> [STORED DATA]:
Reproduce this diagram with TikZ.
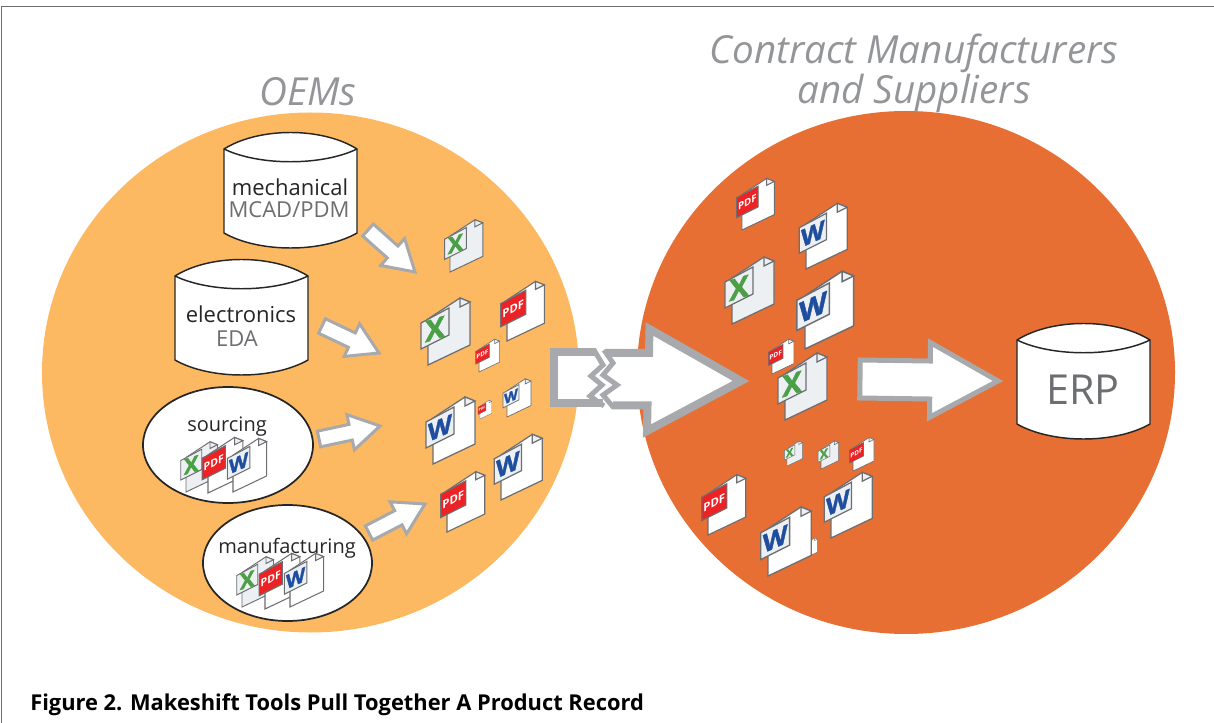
\documentclass[tikz,border=0pt]{standalone}
\usepackage{fontspec}
\setmainfont{Open Sans}
\newfontfamily\heavyfont[BoldFeatures={FakeBold=1.6}]{Open Sans}
\usetikzlibrary{calc}
\usetikzlibrary{shapes.geometric}
\definecolor{oemorange}{HTML}{FDB962}
\definecolor{cmorange}{HTML}{E86F33}
\definecolor{titlegray}{HTML}{939598}
\definecolor{arrowgray}{HTML}{A7A9AC}
\definecolor{docgray}{HTML}{6D6E71}
\definecolor{sheetgray}{HTML}{EDF0F2}
\definecolor{xgreen}{HTML}{4BA047}
\definecolor{wblue}{HTML}{1F4E9F}
\definecolor{pdfred}{HTML}{ED2224}
% sheet fill, badge fill
\newcommand{\docbody}[2]{
	\path[docline, fill=#1] (0,0) -- (0,-46) -- (32,-67) -- (42,-63) -- (42,-20) -- cycle;
	\path[docline, fill=sheetgray] (32,-67) -- (32,-58) -- (42,-63) -- cycle;
	\path[docline, fill=#2] (-7,-42) -- (21,-57) -- (21,-30) -- (-7,-16) -- cycle;
}
\tikzset{
	grouptitle/.style={text=titlegray, font=\fontsize{29}{29}\selectfont\itshape, inner sep=0pt},
	dbshape/.style={draw=black!85, fill=white, line width=1.1pt},
	oval/.style={draw=black!85, fill=white, line width=1.3pt, ellipse, inner sep=0pt},
	bigtext/.style={font=\fontsize{16.5}{16.5}\selectfont, text=black!85, inner sep=0pt},
	ovaltext/.style={font=\fontsize{15}{15}\selectfont, text=black!85, inner sep=0pt},
	subtext/.style={font=\fontsize{16.5}{16.5}\selectfont, text=docgray, inner sep=0pt},
	flowarrow/.style={draw=arrowgray, fill=white, miter limit=10},
	docline/.style={draw=docgray, line width=\sz*0.95pt, line join=miter},
	docglyph/.style={transform shape, inner sep=0pt},
	pics/database/.style={code={
		\draw[dbshape] (0,0) .. controls (35,-22) and (98,-22) .. (133,0) -- (133,84)
			.. controls (98,104) and (35,104) .. (0,84) -- cycle;
		\draw[dbshape, fill=none] (0,0) .. controls (35,17) and (98,17) .. (133,0);
	}},
	pics/xdoc/.style={code={
		\docbody{sheetgray}{sheetgray}
		\node[docglyph, yslant=0.3, text=xgreen, font=\fontsize{22}{22}\selectfont\heavyfont\bfseries] (glyph) at (7,-36) {X};
	}},
	pics/wdoc/.style={code={
		\docbody{white}{sheetgray}
		\node[docglyph, yslant=0.45, text=wblue, font=\fontsize{18.5}{18.5}\selectfont\heavyfont\bfseries] (glyph) at (7,-36) {W};
	}},
	pics/pdfdoc/.style={code={
		\docbody{white}{pdfred}
		\node[docglyph, yslant=0.5, text=white, font=\fontsize{9.5}{9.5}\selectfont\bfseries] (glyph) at (7,-36) {PDF};
	}},
}
% from, to, half shaft, half head, head length, line width
\newcommand{\blockarrow}[6]{
	\coordinate (hb) at ($(#2)!#5!(#1)$);
	\path[flowarrow, line width=#6] ($(#1)!#3!90:(#2)$) -- ($(hb)!#3!90:(#2)$) -- ($(hb)!#4!90:(#2)$) -- (#2)
		-- ($(hb)!#4!-90:(#2)$) -- ($(hb)!#3!-90:(#2)$) -- ($(#1)!#3!-90:(#2)$) -- cycle;
}

\begin{document}
\begin{tikzpicture}[x=0.75pt, y=-0.75pt]
\useasboundingbox (0,0) rectangle (1214,723);
\draw[docgray, line width=1pt] (1.5,723) -- (1.5,6.5) -- (1214,6.5);

\fill[oemorange] (310.5,372.5) ellipse [x radius=268.5, y radius=260];
\fill[cmorange] (906,372.5) ellipse [x radius=269, y radius=261.5];

\node[grouptitle] (oems) at (308,92) {OEMs};
\node[grouptitle, align=center, font=\fontsize{29}{28.5}\selectfont\itshape] (cms) at (914,73) {Contract Manufacturers\\and Suppliers};

\pic (mechdb) at (224,149) {database};
\pic (elecdb) at (175,276) {database};
\pic (erpdb) at (1017,340) {database};
\node[bigtext] (mech) at (290,187) {mechanical};
\node[subtext] (mcad) at (289,210) {MCAD/PDM};
\node[bigtext] (elec) at (241,314) {electronics};
\node[subtext] (eda) at (237,339) {EDA};
\node[subtext, font=\fontsize{31}{31}\selectfont] (erp) at (1083,390) {ERP};

\node[oval, minimum width=127.5pt, minimum height=87pt] (sourcing) at (228,445) {};
\node[oval, minimum width=126.75pt, minimum height=87pt] (manuf) at (287.5,563) {};
\node[ovaltext] (sourcetext) at (227,426.5) {sourcing};
\node[ovaltext] (manuftext) at (287,548.5) {manufacturing};

\foreach \kind/\xx/\yy/\sz [count=\i] in {
	xdoc/186/492/.75, pdfdoc/208/493/.83, wdoc/233/492/.8,
	xdoc/242/607/.75, pdfdoc/265/609/.83, wdoc/290/607/.8,
	xdoc/450/272/.78, xdoc/428/365/1, pdfdoc/507/341/.89, pdfdoc/479/372/.49,
	wdoc/433/464/1, pdfdoc/480/419/.28, wdoc/507/417/.57, wdoc/501/500/.98, pdfdoc/447/532/.9,
	pdfdoc/742/230/.77, wdoc/806/269/.98, xdoc/732/324/1, wdoc/805/349/1.16,
	pdfdoc/772/374/.52, xdoc/785/420/1,
	xdoc/787/466/.37, xdoc/821/469/.42, pdfdoc/853/471/.5,
	wdoc/831/538/.98, pdfdoc/708/535/.9, pdfdoc/805/558/.3, wdoc/768/576/1.03} {
	\pic[scale=\sz] (doc\i) at (\xx,\yy) {\kind};
}

\coordinate (mechout) at (368,230);
\coordinate (mechin) at (415,272);
\coordinate (elecout) at (322,326);
\coordinate (elecin) at (379,353);
\coordinate (sourceout) at (319,439);
\coordinate (sourcein) at (380,426);
\coordinate (manufout) at (369,533);
\coordinate (manufin) at (425,504);
\coordinate (docsout) at (860,379);
\coordinate (erpin) at (998,381);
\foreach \from/\to in {mechout/mechin, elecout/elecin, sourceout/sourcein, manufout/manufin} {
	\blockarrow{\from}{\to}{6pt}{13.5pt}{22.5pt}{2.25pt}
}
\blockarrow{docsout}{erpin}{14.25pt}{28pt}{51pt}{3.75pt}

% broken arrow across the gap
\fill[white] (596,352) -- (554,352) -- (554,403) -- (603,403)
	-- (590,396) -- (602,385) -- (591,376) -- (603,365) -- cycle;
\fill[white] (606,353) -- (649,353) -- (649.5,329) -- (741,381) -- (647,431)
	-- (647.5,405.5) -- (613,405.5) -- (603,395) -- (617,385) -- (603,375) -- (613,363) -- cycle;
\draw[arrowgray, line width=6pt, miter limit=10] (596,352) -- (554,352) -- (554,403) -- (603,403);
\draw[arrowgray, line width=6pt, miter limit=10] (606,353) -- (649,353) -- (649.5,329) -- (741,381) -- (647,431)
	-- (647.5,405.5) -- (613,405.5);
\draw[arrowgray, line width=3.75pt, miter limit=10] (594,350) -- (603,365) -- (591,376) -- (602,385) -- (590,396) -- (604,406);
\draw[arrowgray, line width=3.75pt, miter limit=10] (604,350) -- (613,363) -- (603,375) -- (617,385) -- (603,395) -- (614,408);

\node[anchor=base west, inner sep=0pt, font=\fontsize{16.4}{16.4}\selectfont\bfseries] (caption) at (30,710) {Figure 2. Makeshift Tools Pull Together A Product Record};
\end{tikzpicture}
\end{document}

> [SHORT TASK]:
Restate the whole listing above exactly, please, omitting every image.

> [EXERCISE RESULT]:
Reproduce this diagram with TikZ.
\documentclass[tikz,border=0pt]{standalone}
\usepackage{fontspec}
\setmainfont{Open Sans}
\newfontfamily\heavyfont[BoldFeatures={FakeBold=1.6}]{Open Sans}
\usetikzlibrary{calc}
\usetikzlibrary{shapes.geometric}
\definecolor{oemorange}{HTML}{FDB962}
\definecolor{cmorange}{HTML}{E86F33}
\definecolor{titlegray}{HTML}{939598}
\definecolor{arrowgray}{HTML}{A7A9AC}
\definecolor{docgray}{HTML}{6D6E71}
\definecolor{sheetgray}{HTML}{EDF0F2}
\definecolor{xgreen}{HTML}{4BA047}
\definecolor{wblue}{HTML}{1F4E9F}
\definecolor{pdfred}{HTML}{ED2224}
% sheet fill, badge fill
\newcommand{\docbody}[2]{
	\path[docline, fill=#1] (0,0) -- (0,-46) -- (32,-67) -- (42,-63) -- (42,-20) -- cycle;
	\path[docline, fill=sheetgray] (32,-67) -- (32,-58) -- (42,-63) -- cycle;
	\path[docline, fill=#2] (-7,-42) -- (21,-57) -- (21,-30) -- (-7,-16) -- cycle;
}
\tikzset{
	grouptitle/.style={text=titlegray, font=\fontsize{29}{29}\selectfont\itshape, inner sep=0pt},
	dbshape/.style={draw=black!85, fill=white, line width=1.1pt},
	oval/.style={draw=black!85, fill=white, line width=1.3pt, ellipse, inner sep=0pt},
	bigtext/.style={font=\fontsize{16.5}{16.5}\selectfont, text=black!85, inner sep=0pt},
	ovaltext/.style={font=\fontsize{15}{15}\selectfont, text=black!85, inner sep=0pt},
	subtext/.style={font=\fontsize{16.5}{16.5}\selectfont, text=docgray, inner sep=0pt},
	flowarrow/.style={draw=arrowgray, fill=white, miter limit=10},
	docline/.style={draw=docgray, line width=\sz*0.95pt, line join=miter},
	docglyph/.style={transform shape, inner sep=0pt},
	pics/database/.style={code={
		\draw[dbshape] (0,0) .. controls (35,-22) and (98,-22) .. (133,0) -- (133,84)
			.. controls (98,104) and (35,104) .. (0,84) -- cycle;
		\draw[dbshape, fill=none] (0,0) .. controls (35,17) and (98,17) .. (133,0);
	}},
	pics/xdoc/.style={code={
		\docbody{sheetgray}{sheetgray}
		\node[docglyph, yslant=0.3, text=xgreen, font=\fontsize{22}{22}\selectfont\heavyfont\bfseries] (glyph) at (7,-36) {X};
	}},
	pics/wdoc/.style={code={
		\docbody{white}{sheetgray}
		\node[docglyph, yslant=0.45, text=wblue, font=\fontsize{18.5}{18.5}\selectfont\heavyfont\bfseries] (glyph) at (7,-36) {W};
	}},
	pics/pdfdoc/.style={code={
		\docbody{white}{pdfred}
		\node[docglyph, yslant=0.5, text=white, font=\fontsize{9.5}{9.5}\selectfont\bfseries] (glyph) at (7,-36) {PDF};
	}},
}
% from, to, half shaft, half head, head length, line width
\newcommand{\blockarrow}[6]{
	\coordinate (hb) at ($(#2)!#5!(#1)$);
	\path[flowarrow, line width=#6] ($(#1)!#3!90:(#2)$) -- ($(hb)!#3!90:(#2)$) -- ($(hb)!#4!90:(#2)$) -- (#2)
		-- ($(hb)!#4!-90:(#2)$) -- ($(hb)!#3!-90:(#2)$) -- ($(#1)!#3!-90:(#2)$) -- cycle;
}

\begin{document}
\begin{tikzpicture}[x=0.75pt, y=-0.75pt]
\useasboundingbox (0,0) rectangle (1214,723);
\draw[docgray, line width=1pt] (1.5,723) -- (1.5,6.5) -- (1214,6.5);

\fill[oemorange] (310.5,372.5) ellipse [x radius=268.5, y radius=260];
\fill[cmorange] (906,372.5) ellipse [x radius=269, y radius=261.5];

\node[grouptitle] (oems) at (308,92) {OEMs};
\node[grouptitle, align=center, font=\fontsize{29}{28.5}\selectfont\itshape] (cms) at (914,73) {Contract Manufacturers\\and Suppliers};

\pic (mechdb) at (224,149) {database};
\pic (elecdb) at (175,276) {database};
\pic (erpdb) at (1017,340) {database};
\node[bigtext] (mech) at (290,187) {mechanical};
\node[subtext] (mcad) at (289,210) {MCAD/PDM};
\node[bigtext] (elec) at (241,314) {electronics};
\node[subtext] (eda) at (237,339) {EDA};
\node[subtext, font=\fontsize{31}{31}\selectfont] (erp) at (1083,390) {ERP};

\node[oval, minimum width=127.5pt, minimum height=87pt] (sourcing) at (228,445) {};
\node[oval, minimum width=126.75pt, minimum height=87pt] (manuf) at (287.5,563) {};
\node[ovaltext] (sourcetext) at (227,426.5) {sourcing};
\node[ovaltext] (manuftext) at (287,548.5) {manufacturing};

\foreach \kind/\xx/\yy/\sz [count=\i] in {
	xdoc/186/492/.75, pdfdoc/208/493/.83, wdoc/233/492/.8,
	xdoc/242/607/.75, pdfdoc/265/609/.83, wdoc/290/607/.8,
	xdoc/450/272/.78, xdoc/428/365/1, pdfdoc/507/341/.89, pdfdoc/479/372/.49,
	wdoc/433/464/1, pdfdoc/480/419/.28, wdoc/507/417/.57, wdoc/501/500/.98, pdfdoc/447/532/.9,
	pdfdoc/742/230/.77, wdoc/806/269/.98, xdoc/732/324/1, wdoc/805/349/1.16,
	pdfdoc/772/374/.52, xdoc/785/420/1,
	xdoc/787/466/.37, xdoc/821/469/.42, pdfdoc/853/471/.5,
	wdoc/831/538/.98, pdfdoc/708/535/.9, pdfdoc/805/558/.3, wdoc/768/576/1.03} {
	\pic[scale=\sz] (doc\i) at (\xx,\yy) {\kind};
}

\coordinate (mechout) at (368,230);
\coordinate (mechin) at (415,272);
\coordinate (elecout) at (322,326);
\coordinate (elecin) at (379,353);
\coordinate (sourceout) at (319,439);
\coordinate (sourcein) at (380,426);
\coordinate (manufout) at (369,533);
\coordinate (manufin) at (425,504);
\coordinate (docsout) at (860,379);
\coordinate (erpin) at (998,381);
\foreach \from/\to in {mechout/mechin, elecout/elecin, sourceout/sourcein, manufout/manufin} {
	\blockarrow{\from}{\to}{6pt}{13.5pt}{22.5pt}{2.25pt}
}
\blockarrow{docsout}{erpin}{14.25pt}{28pt}{51pt}{3.75pt}

% broken arrow across the gap
\fill[white] (596,352) -- (554,352) -- (554,403) -- (603,403)
	-- (590,396) -- (602,385) -- (591,376) -- (603,365) -- cycle;
\fill[white] (606,353) -- (649,353) -- (649.5,329) -- (741,381) -- (647,431)
	-- (647.5,405.5) -- (613,405.5) -- (603,395) -- (617,385) -- (603,375) -- (613,363) -- cycle;
\draw[arrowgray, line width=6pt, miter limit=10] (596,352) -- (554,352) -- (554,403) -- (603,403);
\draw[arrowgray, line width=6pt, miter limit=10] (606,353) -- (649,353) -- (649.5,329) -- (741,381) -- (647,431)
	-- (647.5,405.5) -- (613,405.5);
\draw[arrowgray, line width=3.75pt, miter limit=10] (594,350) -- (603,365) -- (591,376) -- (602,385) -- (590,396) -- (604,406);
\draw[arrowgray, line width=3.75pt, miter limit=10] (604,350) -- (613,363) -- (603,375) -- (617,385) -- (603,395) -- (614,408);

\node[anchor=base west, inner sep=0pt, font=\fontsize{16.4}{16.4}\selectfont\bfseries] (caption) at (30,710) {Figure 2. Makeshift Tools Pull Together A Product Record};
\end{tikzpicture}
\end{document}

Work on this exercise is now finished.